Let \((X,d)\) be a separable metric space, \(K:X\times X\backslash \{(x,y):x=y\}\to \mathbb{R}\) be a Borel measurable antisymmetric kernel such that \(K\) is bounded in \(\{(x,y)\in X\times X: d(x,y)>\delta\}\) for every \(\delta>0\), and let \(\mu\) be a finite Borel measure on \(X\) such that Vitali's covering theorem is valid for \(\mu\) and the family of closed balls. The singular integral operator \(T\) associated with \(\mu\) and \(K\) is formally given by \( T(f)(x)=\int K(x,y)f(y)d\mu(y). \) Usually this integral does not exist when \(x\in \mathrm{supp} \mu\). When \(\mu\) is the Lebesgue measure on \(\mathbb{R}^n\) and \(K\) is a standard Calderón-Zygmund kernel, this can be overcome by defining \(T(f)(x)= \lim_{\varepsilon\to 0} T_\varepsilon f(x)\), where \( T_{\varepsilon} (f)(x)=\int_{X\backslash B(x,\varepsilon)} K(x,y)f(y)d\mu(y)\), and \(B(x,\varepsilon)\) is the open ball with centre \(x\) and radius \(\varepsilon\).
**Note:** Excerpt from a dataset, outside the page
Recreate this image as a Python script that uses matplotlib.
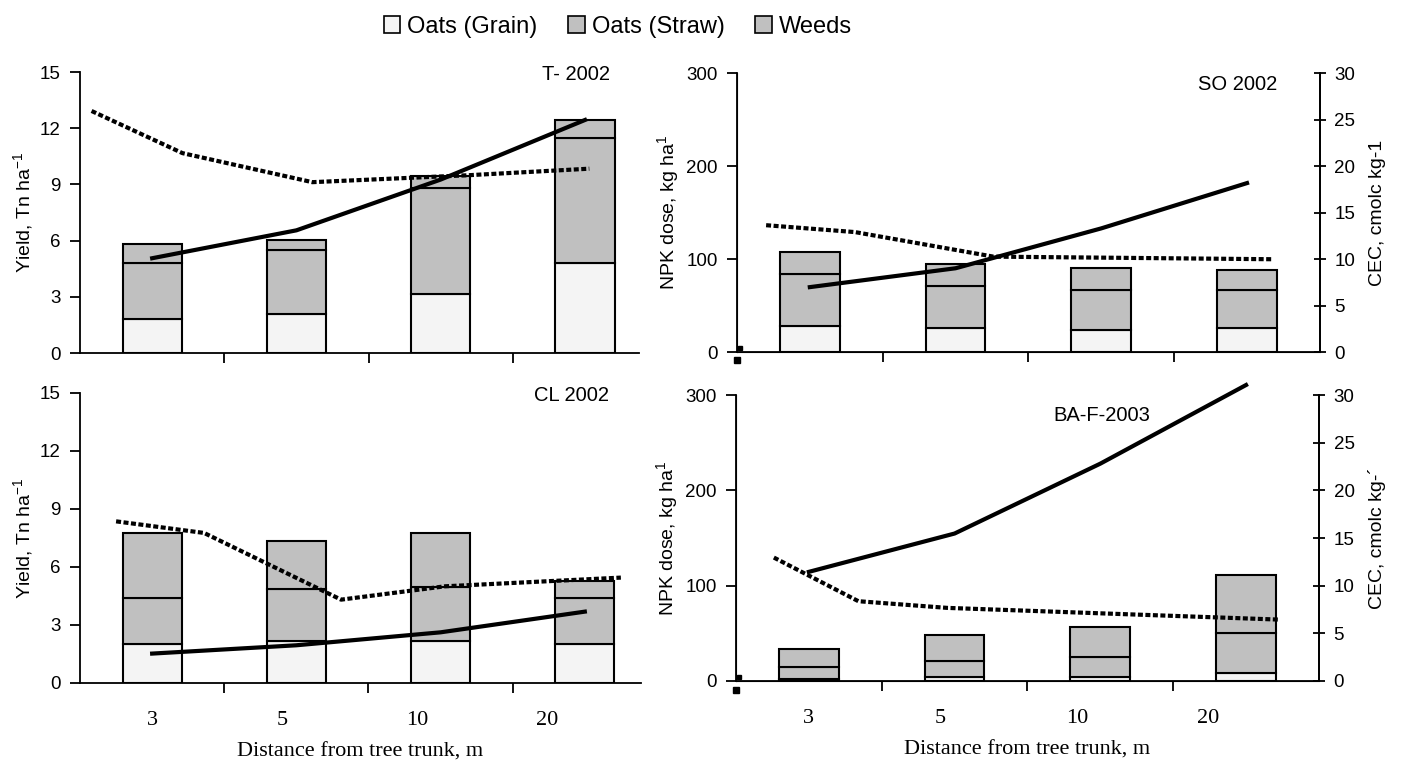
import matplotlib.pyplot as plt
from matplotlib.patches import Patch

plt.rcParams['font.family'] = ['Liberation Sans', 'DejaVu Sans']

distances = ["3", "5", "10", "20"]
label_pos = [0, 0.9, 1.84, 2.74]

# T- 2002 (yield, Tn ha-1)
t_grain = [1.79, 2.09, 3.15, 4.83]
t_straw = [3.01, 3.41, 5.66, 6.64]
t_weeds = [1.04, 0.55, 0.66, 0.95]
t_solid = [5.06, 6.55, 9.26, 12.44]
t_dash_x = [-0.42, 0.21, 1.11, 2.19, 3.03]
t_dash = [12.92, 10.67, 9.12, 9.49, 9.84]

# CL 2002 (yield, Tn ha-1)
cl_grain = [2.03, 2.17, 2.17, 2.03]
cl_straw = [2.38, 2.67, 2.80, 2.38]
cl_weeds = [3.35, 2.50, 2.79, 0.87]
cl_solid = [1.52, 1.95, 2.62, 3.69]
cl_dash_x = [-0.25, 0.36, 1.31, 2.03, 3.25]
cl_dash = [8.36, 7.76, 4.31, 5.0, 5.45]

# SO 2002 (kg ha-1)
so_grain = [27.8, 25.6, 23.5, 26.0]
so_straw = [55.9, 44.9, 43.5, 41.0]
so_weeds = [23.5, 23.9, 23.1, 21.0]
so_npk = [69.8, 90.1, 133.0, 181.7]
so_cec_x = [-0.3, 0.31, 1.26, 3.18]
so_cec = [13.64, 12.9, 10.26, 9.98]

# BA-F-2003 (kg ha-1)
ba_grain = [2.5, 4.2, 4.2, 8.4]
ba_straw = [12.2, 16.8, 21.0, 42.0]
ba_weeds = [19.3, 27.0, 31.5, 61.3]
ba_npk = [114.5, 154.7, 228.0, 310.5]
ba_cec_x = [-0.24, 0.34, 0.95, 2.0, 3.23]
ba_cec = [12.95, 8.37, 7.67, 7.1, 6.44]

grain_col = '#f4f4f4'
gray_col = '#c0c0c0'


def stacked_bars(ax, grain, straw, weeds):
    x = range(len(grain))
    bottom2 = [g + s for g, s in zip(grain, straw)]
    ax.bar(x, grain, 0.41, color=grain_col, edgecolor='black', linewidth=1.5, zorder=2)
    ax.bar(x, straw, 0.41, bottom=grain, color=gray_col, edgecolor='black', linewidth=1.5, zorder=2)
    ax.bar(x, weeds, 0.41, bottom=bottom2, color=gray_col, edgecolor='black', linewidth=1.5, zorder=2)


def x_axis(ax, show_labels):
    ax.set_xticks([0.5, 1.5, 2.5], minor=True)
    ax.tick_params(axis='x', which='minor', direction='out', length=7, width=1.3)
    if show_labels:
        ax.set_xticks(label_pos)
        ax.set_xticklabels(distances, family='Liberation Serif', fontsize=16)
        ax.tick_params(axis='x', which='major', length=0, pad=20)
        ax.set_xlabel('Distance from tree trunk, m', family='Liberation Serif', fontsize=16, labelpad=9)
    else:
        ax.set_xticks([])


def left_panel(ax, grain, straw, weeds, solid, dash_x, dash, title, xmax, show_labels):
    stacked_bars(ax, grain, straw, weeds)
    ax.plot(range(len(solid)), solid, color='black', linewidth=3, zorder=3, clip_on=False)
    ax.plot(dash_x, dash, color='black', linewidth=3, linestyle=(0, (1.2, 0.6)), zorder=3, clip_on=False)
    ax.set_xlim(-0.5, xmax)
    ax.set_ylim(0, 15)
    ax.set_yticks([0, 3, 6, 9, 12, 15])
    ax.tick_params(axis='y', direction='out', length=7, width=1.3, labelsize=13.5, pad=7)
    for s in ['top', 'right']:
        ax.spines[s].set_visible(False)
    for s in ['left', 'bottom']:
        ax.spines[s].set_linewidth(1.3)
    ax.set_ylabel('Yield, Tn ha$^{\\mathregular{-1}}$', fontsize=14, labelpad=3)
    ax.text(3.17, 14.85, title, ha='right', va='center', fontsize=14.5)
    x_axis(ax, show_labels)


def right_panel(ax, grain, straw, weeds, npk, cec_x, cec, title, tx, ty, ha, show_labels, cec_label):
    stacked_bars(ax, grain, straw, weeds)
    ax.plot(range(len(npk)), npk, color='black', linewidth=3, zorder=3, clip_on=False)
    ax.set_xlim(-0.5, 3.5)
    ax.set_ylim(0, 300)
    ax.set_yticks([0, 100, 200, 300])
    ax.tick_params(axis='y', direction='out', length=7, width=1.3, labelsize=13.5, pad=7)
    ax.spines['top'].set_visible(False)
    for s in ['left', 'bottom', 'right']:
        ax.spines[s].set_linewidth(1.3)
    ax.set_ylabel('NPK dose, kg ha$^{\\mathregular{1}}$', fontsize=14, labelpad=3)
    ax.text(tx, ty, title, ha=ha, va='center', fontsize=14.5)
    # small marks near the origin
    ax.plot([-0.5], [-9], marker='s', color='black', markersize=4, clip_on=False)
    ax.plot([-0.48], [4], marker='s', color='black', markersize=3.5, clip_on=False)
    x_axis(ax, show_labels)

    ax2 = ax.twinx()
    ax2.plot(cec_x, cec, color='black', linewidth=3, linestyle=(0, (1.2, 0.6)), zorder=3, clip_on=False)
    ax2.set_ylim(0, 30)
    ax2.set_yticks([0, 5, 10, 15, 20, 25, 30])
    ax2.tick_params(axis='y', direction='inout', length=9, width=1.3, labelsize=13.5, pad=6)
    ax2.spines['top'].set_visible(False)
    ax2.spines['right'].set_linewidth(1.3)
    ax2.set_ylabel(cec_label, fontsize=14, labelpad=10)


fig = plt.figure(figsize=(14.04, 7.62), dpi=100)

ax_tl = fig.add_axes([0.0570, 0.5367, 0.3981, 0.3688])
ax_bl = fig.add_axes([0.0570, 0.1037, 0.3996, 0.3806])
ax_tr = fig.add_axes([0.5249, 0.5380, 0.4152, 0.3661])
ax_br = fig.add_axes([0.5242, 0.1063, 0.4152, 0.3753])

left_panel(ax_tl, t_grain, t_straw, t_weeds, t_solid, t_dash_x, t_dash, 'T- 2002', 3.374, False)
left_panel(ax_bl, cl_grain, cl_straw, cl_weeds, cl_solid, cl_dash_x, cl_dash, 'CL 2002', 3.39, True)
right_panel(ax_tr, so_grain, so_straw, so_weeds, so_npk, so_cec_x, so_cec,
            'SO 2002', 3.21, 288, 'right', False, 'CEC, cmolc kg-1')
right_panel(ax_br, ba_grain, ba_straw, ba_weeds, ba_npk, ba_cec_x, ba_cec,
            'BA-F-2003', 2.01, 278, 'center', True, 'CEC, cmolc kg-´')

# legend
handles = [Patch(facecolor=grain_col, edgecolor='black', linewidth=1.2),
           Patch(facecolor=gray_col, edgecolor='black', linewidth=1.2),
           Patch(facecolor=gray_col, edgecolor='black', linewidth=1.2)]
fig.legend(handles, ['Oats (Grain)', 'Oats (Straw)', 'Weeds'], loc='center',
           bbox_to_anchor=(0.44, 0.965), ncol=3, frameon=False, fontsize=17,
           handlelength=0.7, handleheight=0.7, handletextpad=0.3, columnspacing=1.3)

fig.savefig('out.png', dpi=100)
The authors prove that the operators \(T_{\varepsilon}\) converge weakly in \(L^2(\mu)\) provided that the operator \(T^*(f)(x)= \sup_{\varepsilon > 0} |T_{\varepsilon} f(x)|\) is bounded in \(L^2(\mu)\). This implies a kind of average convergence almost everywhere. For measures with zero density the almost everywhere existence of principal values is established.